The quest to surf the world's largest wave forms the basis for Billabong Odyssey, a three-year journey featuring the world's best big wave surfer chronicled here for posterity. It's not much of a documentary, and aside from extended shots of interviews would look right at place on a television on the wall of a surf store. In other words, try as hard as it may, there is very little substance here. Also hampering the already thin film is another film, Step Into Liquid, released just a few short months ago. Step Into Liquid is marginally better, and is more of a round-the-world survey of surfing. However, nearly everybody in Billabong Odyssey is in Step Into Liquid, so although it is new, it immediately feels old. Yet another element that hampers this film is that everybody in it is a surfer. There are no filmmakers. The people here can sure surf great, but leave much to be desired when it comes to filmmaking.

There is little focus in director Philip Boston's narrative. Well, there is no narrative. It introduces each of the surfers, gives a little of their history, then zips off to different part of the world. Mike Parsons and Brad Gerlach were old rivals who are now fast friends and hand around. Parsons is the consummate thinker, precise and planned out while Gerlach is spontaneous, and they both hang out Todos Santos, Baja California. Ken Bradshaw is pushing fifty, and still surfing well. Layne Beachley (Blue Crush) is one of a growing number of women making successful inroads into surfing. She only appears here because she is dating Bradshaw. The last group is from Mavericks, Santa Barbara, known for their wild partying habits. Much of the narration is done with voice-over, and with a near complete lack of identification, there is no way to tell who the heck is saying what. This is probably Billabong Odyssey's largest drawback. Moreover, many of these surfers aren't the greatest speakers (nor should they be), and without a capable interviewer, they frequently seem to ramble.

At least Boston focuses on safety.

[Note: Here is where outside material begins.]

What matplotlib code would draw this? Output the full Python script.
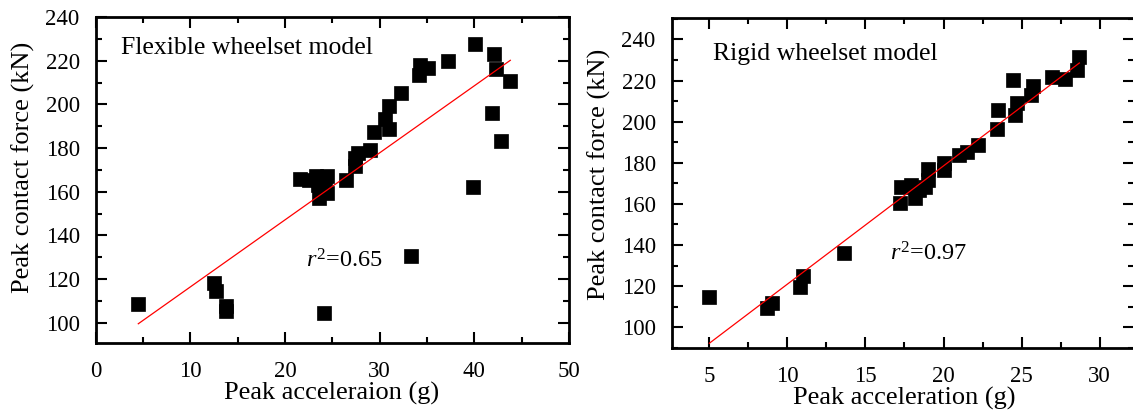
import matplotlib
matplotlib.use("Agg")
import matplotlib.pyplot as plt
from matplotlib.ticker import MultipleLocator
import numpy as np

plt.rcParams['font.family'] = ['Liberation Serif', 'DejaVu Serif']
plt.rcParams['mathtext.fontset'] = 'custom'
plt.rcParams['mathtext.rm'] = 'Liberation Serif'
plt.rcParams['mathtext.it'] = 'Liberation Serif:italic'

# ---- Flexible wheelset model (left panel) ----
flex_acc = [4.5, 12.5, 12.7, 13.8, 13.8,
            21.6, 22.5, 23.3, 23.5, 23.6, 24.0, 24.4, 24.4, 24.2,
            24.1,
            26.4, 27.4, 27.4, 27.7, 29.0, 29.4, 30.6, 31.0, 31.0, 32.3,
            33.3,
            34.2, 34.3, 35.1, 37.2,
            39.9, 40.1, 42.1, 42.3, 41.9, 42.8, 43.8]
flex_force = [108.5, 118.3, 114.7, 107.5, 105.5,
              165.7, 165.5, 167.2, 163.0, 157.0, 161.0, 167.2, 159.2, 165.0,
              104.3,
              165.3, 171.7, 175.3, 177.8, 179.1, 187.5, 193.1, 199.2, 188.5, 205.0,
              130.5,
              213.4, 217.8, 216.8, 219.8,
              162.3, 227.6, 222.9, 216.0, 195.9, 183.2, 210.7]
flex_fit = (3.07, 85.7)   # slope, intercept
flex_r2 = "0.65"

# ---- Rigid wheelset model (right panel) ----
rigid_acc = [5.0, 8.7, 9.0, 10.8, 11.0, 13.6,
             17.2, 17.3, 17.9, 18.2, 18.4, 18.8, 19.0, 19.0, 20.0, 20.0, 21.0, 21.5, 22.2,
             23.4, 23.5, 24.6, 24.7, 24.45, 25.6, 25.7, 26.95, 27.8, 28.55, 28.7]
rigid_force = [114.8, 109.3, 111.7, 119.5, 124.8, 136.3,
               160.5, 168.4, 169.2, 162.7, 166.7, 168.4, 171.6, 176.8, 176.5, 180.0, 183.8, 185.4, 188.6,
               196.3, 205.6, 203.2, 208.9, 220.2, 212.9, 217.3, 221.8, 220.6, 225.1, 231.3]
rigid_fit = (5.75, 63.5)
rigid_r2 = "0.97"

W, H = 1133, 411
fig = plt.figure(figsize=(W / 100, H / 100), dpi=100)

ax1 = fig.add_axes([95.7 / W, 1 - 343 / H, 473.3 / W, 326 / H])
ax2 = fig.add_axes([671.7 / W, 1 - 348.3 / H, 462.3 / W, 330.3 / H])

def style(ax, xmaj, xmin, ymaj, ymin):
    ax.xaxis.set_major_locator(MultipleLocator(xmaj))
    ax.xaxis.set_minor_locator(MultipleLocator(xmin))
    ax.yaxis.set_major_locator(MultipleLocator(ymaj))
    ax.yaxis.set_minor_locator(MultipleLocator(ymin))
    ax.tick_params(which='both', direction='in', top=True, right=True,
                   width=1.5, labelsize=16.5)
    ax.tick_params(which='major', length=8)
    ax.tick_params(which='minor', length=4.5)
    ax.tick_params(axis='x', pad=13)
    ax.tick_params(axis='y', pad=11.5)
    for s in ax.spines.values():
        s.set_linewidth(2)

def panel(ax, acc, force, fit, r2, title, tpos, rpos):
    acc = np.asarray(acc)
    ax.plot(acc, force, 's', color='black', ms=10, mew=0.5, zorder=3)
    xs = np.array([acc.min(), acc.max()])
    ax.plot(xs, fit[0] * xs + fit[1], color='red', lw=0.9, zorder=4)
    ax.text(tpos[0], tpos[1], title, transform=ax.transAxes, fontsize=18.5,
            va='baseline', ha='left')
    ax.text(rpos[0], rpos[1], r'$r^{2}$=' + r2, fontsize=17.5,
            va='baseline', ha='left')

panel(ax1, flex_acc, flex_force, flex_fit, flex_r2, 'Flexible wheelset model',
      (0.053, 0.887), (22.2, 125.4))
panel(ax2, rigid_acc, rigid_force, rigid_fit, rigid_r2, 'Rigid wheelset model',
      (0.0887, 0.873), (16.54, 132.7))

ax1.set_xlim(0, 50)
ax1.set_ylim(90.7, 240)
ax2.set_xlim(2.59, 32.2)
ax2.set_ylim(89.8, 250.4)

style(ax1, 10, 5, 20, 10)
style(ax2, 5, 2.5, 20, 10)

# axis labels
ax1.set_xlabel('Peak acceleraion (g)', fontsize=19)
ax1.xaxis.set_label_coords(332 / W, 1 - 400 / H, transform=fig.transFigure)
ax1.xaxis.label.set_va('baseline')
ax2.set_xlabel('Peak acceleration (g)', fontsize=19)
ax2.xaxis.set_label_coords(904 / W, 1 - 405 / H, transform=fig.transFigure)
ax2.xaxis.label.set_va('baseline')

ax1.set_ylabel('Peak contact force (kN)', fontsize=19)
ax1.yaxis.set_label_coords(22.8 / W, 1 - 167 / H, transform=fig.transFigure)
ax1.yaxis.label.set_va('center')
ax2.set_ylabel('Peak contact force (kN)', fontsize=19)
ax2.yaxis.set_label_coords(599 / W, 1 - 174 / H, transform=fig.transFigure)
ax2.yaxis.label.set_va('center')

fig.savefig('out.png', dpi=100)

It is impossible to paddle out and surf a big wave, which can get in excess of 50 feet. In order to get close to one, a jet ski must tow a surfer out, providing the necessary speed. Safety is a large priority for all the surfers, so much so that they hired Brian Keaulana as a safety consultant, and a lot of the film deals with Keaulana educating the various surfers on what to do and how to do it. Granted, it's also a chance for everybody to get together and swap stories, but they are deadly serious about staying safe. And considering the appeal that surfing has to teenagers and children, it's great to see these champions of the sport setting a good example.

This finally brings them to the surfing itself. Yes, there are many flaws in Billabong Odyssey, but the main reason people will come to watch this film is to see the surfing footage. It is spectacular. The team made sure to film everything, so there are lots of big waves, lots of successful attempts, and lots of wiping out. Watching Parsons, Gerlach, et al. surf these waves is somewhat misleading. As they glide along the waves, they are so graceful and it looks easy. Well, it's not. This is extremely difficult, which only makes their skill more apparent. One some of the rougher waves, one can see them crouch lower, constantly trying to maintain their balance. Every once in a while, a great wave comes along and somebody like Parsons can surf it for what seems like an eternity. At this point it becomes clear why they are scouring the globe, for this perfect wave, this perfect moment. Aside from the surfing footage, the movie is not able to convey this wonder. Next time, they need less talking and more surfing.

Mongoose Rates It: Not That Good.
1 hour, 28 minutes, Rated PG for thematic elements, some nudity, and language.